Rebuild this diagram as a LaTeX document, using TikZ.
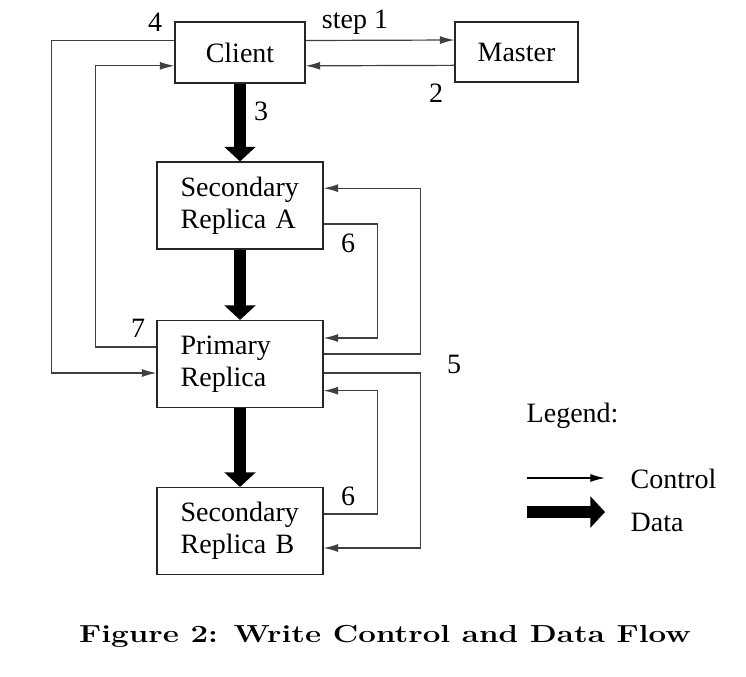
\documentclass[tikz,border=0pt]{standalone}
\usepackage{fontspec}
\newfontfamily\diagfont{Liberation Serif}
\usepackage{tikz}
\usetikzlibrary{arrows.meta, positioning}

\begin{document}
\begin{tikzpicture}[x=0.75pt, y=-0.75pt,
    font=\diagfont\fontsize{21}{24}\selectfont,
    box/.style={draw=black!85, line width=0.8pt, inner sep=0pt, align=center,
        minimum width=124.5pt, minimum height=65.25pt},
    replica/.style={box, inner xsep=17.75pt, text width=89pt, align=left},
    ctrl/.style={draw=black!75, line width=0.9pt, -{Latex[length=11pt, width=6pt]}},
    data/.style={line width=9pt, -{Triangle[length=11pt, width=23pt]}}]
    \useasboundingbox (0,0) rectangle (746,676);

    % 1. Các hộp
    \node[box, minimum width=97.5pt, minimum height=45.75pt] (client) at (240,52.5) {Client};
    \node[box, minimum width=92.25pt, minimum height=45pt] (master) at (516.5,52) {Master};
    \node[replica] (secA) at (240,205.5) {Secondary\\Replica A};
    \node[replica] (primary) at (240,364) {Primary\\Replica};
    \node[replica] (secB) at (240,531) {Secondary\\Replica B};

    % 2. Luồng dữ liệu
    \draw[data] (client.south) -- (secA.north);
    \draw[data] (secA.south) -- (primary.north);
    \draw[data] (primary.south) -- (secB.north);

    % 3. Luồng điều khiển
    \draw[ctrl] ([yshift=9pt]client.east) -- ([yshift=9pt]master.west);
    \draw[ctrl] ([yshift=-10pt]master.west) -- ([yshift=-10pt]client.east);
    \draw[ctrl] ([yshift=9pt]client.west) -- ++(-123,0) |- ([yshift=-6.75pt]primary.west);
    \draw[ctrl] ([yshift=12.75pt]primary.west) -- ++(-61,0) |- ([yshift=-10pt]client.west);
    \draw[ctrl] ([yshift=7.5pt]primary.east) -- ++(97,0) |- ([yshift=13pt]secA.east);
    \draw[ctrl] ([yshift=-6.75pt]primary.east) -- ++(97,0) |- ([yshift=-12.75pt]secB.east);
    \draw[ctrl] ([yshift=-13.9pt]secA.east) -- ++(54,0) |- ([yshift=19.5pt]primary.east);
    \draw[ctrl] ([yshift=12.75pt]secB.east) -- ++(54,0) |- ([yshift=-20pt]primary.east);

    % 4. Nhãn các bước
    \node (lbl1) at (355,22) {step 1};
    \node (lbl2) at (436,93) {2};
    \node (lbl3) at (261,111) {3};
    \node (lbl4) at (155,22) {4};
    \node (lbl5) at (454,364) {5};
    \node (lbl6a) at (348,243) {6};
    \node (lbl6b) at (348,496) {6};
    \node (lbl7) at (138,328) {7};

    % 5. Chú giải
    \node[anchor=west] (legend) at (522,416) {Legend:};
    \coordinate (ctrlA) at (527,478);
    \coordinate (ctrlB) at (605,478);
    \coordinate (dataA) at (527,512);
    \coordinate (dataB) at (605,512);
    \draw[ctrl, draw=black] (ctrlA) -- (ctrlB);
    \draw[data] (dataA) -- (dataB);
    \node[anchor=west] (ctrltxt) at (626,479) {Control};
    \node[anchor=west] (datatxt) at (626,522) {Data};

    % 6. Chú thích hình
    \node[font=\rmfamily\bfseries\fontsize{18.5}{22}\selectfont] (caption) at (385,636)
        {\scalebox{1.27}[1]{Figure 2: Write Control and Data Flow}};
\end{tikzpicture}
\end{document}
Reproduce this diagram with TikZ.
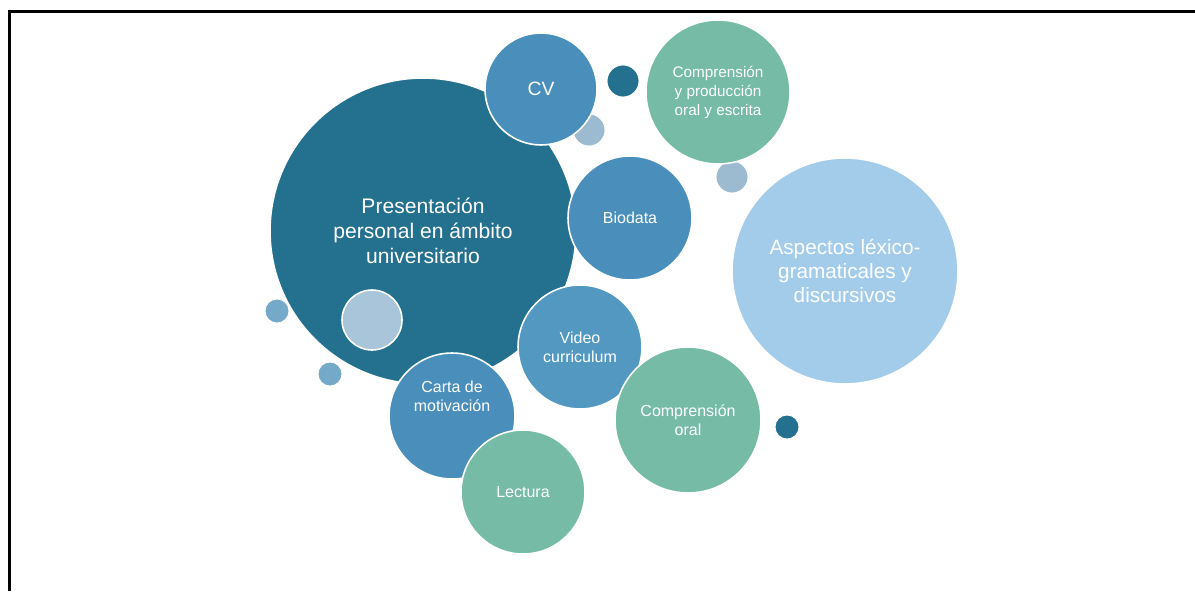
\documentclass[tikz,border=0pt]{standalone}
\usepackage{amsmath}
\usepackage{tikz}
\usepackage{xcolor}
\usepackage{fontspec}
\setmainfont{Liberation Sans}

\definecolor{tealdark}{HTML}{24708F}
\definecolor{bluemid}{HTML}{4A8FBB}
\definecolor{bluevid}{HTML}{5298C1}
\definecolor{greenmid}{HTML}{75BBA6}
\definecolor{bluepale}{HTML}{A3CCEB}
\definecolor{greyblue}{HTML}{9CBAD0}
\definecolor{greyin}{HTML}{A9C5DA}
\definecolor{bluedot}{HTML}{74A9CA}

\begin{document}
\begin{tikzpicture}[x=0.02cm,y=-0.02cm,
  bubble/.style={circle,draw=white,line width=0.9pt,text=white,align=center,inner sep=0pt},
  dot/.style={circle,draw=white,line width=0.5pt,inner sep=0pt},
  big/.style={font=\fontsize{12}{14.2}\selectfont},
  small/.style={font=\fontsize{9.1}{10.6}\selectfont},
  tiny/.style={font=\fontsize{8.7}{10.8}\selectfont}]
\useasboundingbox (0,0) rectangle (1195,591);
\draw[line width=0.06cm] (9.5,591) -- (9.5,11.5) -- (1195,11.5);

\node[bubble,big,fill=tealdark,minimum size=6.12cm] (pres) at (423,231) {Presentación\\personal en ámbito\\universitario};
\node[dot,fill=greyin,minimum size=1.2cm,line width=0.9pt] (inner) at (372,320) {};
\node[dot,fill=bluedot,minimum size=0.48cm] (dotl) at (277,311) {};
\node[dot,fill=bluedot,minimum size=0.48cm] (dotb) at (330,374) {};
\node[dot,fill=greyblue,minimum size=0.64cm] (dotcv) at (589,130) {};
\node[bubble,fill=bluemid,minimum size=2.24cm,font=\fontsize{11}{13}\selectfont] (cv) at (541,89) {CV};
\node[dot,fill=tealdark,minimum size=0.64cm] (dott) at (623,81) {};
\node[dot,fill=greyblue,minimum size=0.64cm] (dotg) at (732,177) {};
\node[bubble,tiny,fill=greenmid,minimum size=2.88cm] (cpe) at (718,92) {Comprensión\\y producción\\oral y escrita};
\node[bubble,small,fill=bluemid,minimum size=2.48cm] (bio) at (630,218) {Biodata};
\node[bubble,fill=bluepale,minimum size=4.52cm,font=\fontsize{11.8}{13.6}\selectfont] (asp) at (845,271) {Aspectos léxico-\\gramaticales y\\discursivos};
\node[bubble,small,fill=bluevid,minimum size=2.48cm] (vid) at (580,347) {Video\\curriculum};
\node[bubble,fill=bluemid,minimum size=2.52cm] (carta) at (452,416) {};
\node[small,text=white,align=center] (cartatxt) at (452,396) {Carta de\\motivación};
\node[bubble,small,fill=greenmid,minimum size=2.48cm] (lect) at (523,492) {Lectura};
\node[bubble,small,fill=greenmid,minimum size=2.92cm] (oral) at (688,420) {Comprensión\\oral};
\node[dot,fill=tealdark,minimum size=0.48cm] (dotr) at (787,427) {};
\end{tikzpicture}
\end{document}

※

• PROBLEM: Transcribe the material as is, with images omitted.

• ANSWER TO THIS PROBLEM:
Rebuild this diagram as a LaTeX document, using TikZ.
\documentclass[tikz,border=0pt]{standalone}
\usepackage{fontspec}
\newfontfamily\diagfont{Liberation Serif}
\usepackage{tikz}
\usetikzlibrary{arrows.meta, positioning}

\begin{document}
\begin{tikzpicture}[x=0.75pt, y=-0.75pt,
    font=\diagfont\fontsize{21}{24}\selectfont,
    box/.style={draw=black!85, line width=0.8pt, inner sep=0pt, align=center,
        minimum width=124.5pt, minimum height=65.25pt},
    replica/.style={box, inner xsep=17.75pt, text width=89pt, align=left},
    ctrl/.style={draw=black!75, line width=0.9pt, -{Latex[length=11pt, width=6pt]}},
    data/.style={line width=9pt, -{Triangle[length=11pt, width=23pt]}}]
    \useasboundingbox (0,0) rectangle (746,676);

    % 1. Các hộp
    \node[box, minimum width=97.5pt, minimum height=45.75pt] (client) at (240,52.5) {Client};
    \node[box, minimum width=92.25pt, minimum height=45pt] (master) at (516.5,52) {Master};
    \node[replica] (secA) at (240,205.5) {Secondary\\Replica A};
    \node[replica] (primary) at (240,364) {Primary\\Replica};
    \node[replica] (secB) at (240,531) {Secondary\\Replica B};

    % 2. Luồng dữ liệu
    \draw[data] (client.south) -- (secA.north);
    \draw[data] (secA.south) -- (primary.north);
    \draw[data] (primary.south) -- (secB.north);

    % 3. Luồng điều khiển
    \draw[ctrl] ([yshift=9pt]client.east) -- ([yshift=9pt]master.west);
    \draw[ctrl] ([yshift=-10pt]master.west) -- ([yshift=-10pt]client.east);
    \draw[ctrl] ([yshift=9pt]client.west) -- ++(-123,0) |- ([yshift=-6.75pt]primary.west);
    \draw[ctrl] ([yshift=12.75pt]primary.west) -- ++(-61,0) |- ([yshift=-10pt]client.west);
    \draw[ctrl] ([yshift=7.5pt]primary.east) -- ++(97,0) |- ([yshift=13pt]secA.east);
    \draw[ctrl] ([yshift=-6.75pt]primary.east) -- ++(97,0) |- ([yshift=-12.75pt]secB.east);
    \draw[ctrl] ([yshift=-13.9pt]secA.east) -- ++(54,0) |- ([yshift=19.5pt]primary.east);
    \draw[ctrl] ([yshift=12.75pt]secB.east) -- ++(54,0) |- ([yshift=-20pt]primary.east);

    % 4. Nhãn các bước
    \node (lbl1) at (355,22) {step 1};
    \node (lbl2) at (436,93) {2};
    \node (lbl3) at (261,111) {3};
    \node (lbl4) at (155,22) {4};
    \node (lbl5) at (454,364) {5};
    \node (lbl6a) at (348,243) {6};
    \node (lbl6b) at (348,496) {6};
    \node (lbl7) at (138,328) {7};

    % 5. Chú giải
    \node[anchor=west] (legend) at (522,416) {Legend:};
    \coordinate (ctrlA) at (527,478);
    \coordinate (ctrlB) at (605,478);
    \coordinate (dataA) at (527,512);
    \coordinate (dataB) at (605,512);
    \draw[ctrl, draw=black] (ctrlA) -- (ctrlB);
    \draw[data] (dataA) -- (dataB);
    \node[anchor=west] (ctrltxt) at (626,479) {Control};
    \node[anchor=west] (datatxt) at (626,522) {Data};

    % 6. Chú thích hình
    \node[font=\rmfamily\bfseries\fontsize{18.5}{22}\selectfont] (caption) at (385,636)
        {\scalebox{1.27}[1]{Figure 2: Write Control and Data Flow}};
\end{tikzpicture}
\end{document}
Reproduce this diagram with TikZ.
\documentclass[tikz,border=0pt]{standalone}
\usepackage{amsmath}
\usepackage{tikz}
\usepackage{xcolor}
\usepackage{fontspec}
\setmainfont{Liberation Sans}

\definecolor{tealdark}{HTML}{24708F}
\definecolor{bluemid}{HTML}{4A8FBB}
\definecolor{bluevid}{HTML}{5298C1}
\definecolor{greenmid}{HTML}{75BBA6}
\definecolor{bluepale}{HTML}{A3CCEB}
\definecolor{greyblue}{HTML}{9CBAD0}
\definecolor{greyin}{HTML}{A9C5DA}
\definecolor{bluedot}{HTML}{74A9CA}

\begin{document}
\begin{tikzpicture}[x=0.02cm,y=-0.02cm,
  bubble/.style={circle,draw=white,line width=0.9pt,text=white,align=center,inner sep=0pt},
  dot/.style={circle,draw=white,line width=0.5pt,inner sep=0pt},
  big/.style={font=\fontsize{12}{14.2}\selectfont},
  small/.style={font=\fontsize{9.1}{10.6}\selectfont},
  tiny/.style={font=\fontsize{8.7}{10.8}\selectfont}]
\useasboundingbox (0,0) rectangle (1195,591);
\draw[line width=0.06cm] (9.5,591) -- (9.5,11.5) -- (1195,11.5);

\node[bubble,big,fill=tealdark,minimum size=6.12cm] (pres) at (423,231) {Presentación\\personal en ámbito\\universitario};
\node[dot,fill=greyin,minimum size=1.2cm,line width=0.9pt] (inner) at (372,320) {};
\node[dot,fill=bluedot,minimum size=0.48cm] (dotl) at (277,311) {};
\node[dot,fill=bluedot,minimum size=0.48cm] (dotb) at (330,374) {};
\node[dot,fill=greyblue,minimum size=0.64cm] (dotcv) at (589,130) {};
\node[bubble,fill=bluemid,minimum size=2.24cm,font=\fontsize{11}{13}\selectfont] (cv) at (541,89) {CV};
\node[dot,fill=tealdark,minimum size=0.64cm] (dott) at (623,81) {};
\node[dot,fill=greyblue,minimum size=0.64cm] (dotg) at (732,177) {};
\node[bubble,tiny,fill=greenmid,minimum size=2.88cm] (cpe) at (718,92) {Comprensión\\y producción\\oral y escrita};
\node[bubble,small,fill=bluemid,minimum size=2.48cm] (bio) at (630,218) {Biodata};
\node[bubble,fill=bluepale,minimum size=4.52cm,font=\fontsize{11.8}{13.6}\selectfont] (asp) at (845,271) {Aspectos léxico-\\gramaticales y\\discursivos};
\node[bubble,small,fill=bluevid,minimum size=2.48cm] (vid) at (580,347) {Video\\curriculum};
\node[bubble,fill=bluemid,minimum size=2.52cm] (carta) at (452,416) {};
\node[small,text=white,align=center] (cartatxt) at (452,396) {Carta de\\motivación};
\node[bubble,small,fill=greenmid,minimum size=2.48cm] (lect) at (523,492) {Lectura};
\node[bubble,small,fill=greenmid,minimum size=2.92cm] (oral) at (688,420) {Comprensión\\oral};
\node[dot,fill=tealdark,minimum size=0.48cm] (dotr) at (787,427) {};
\end{tikzpicture}
\end{document}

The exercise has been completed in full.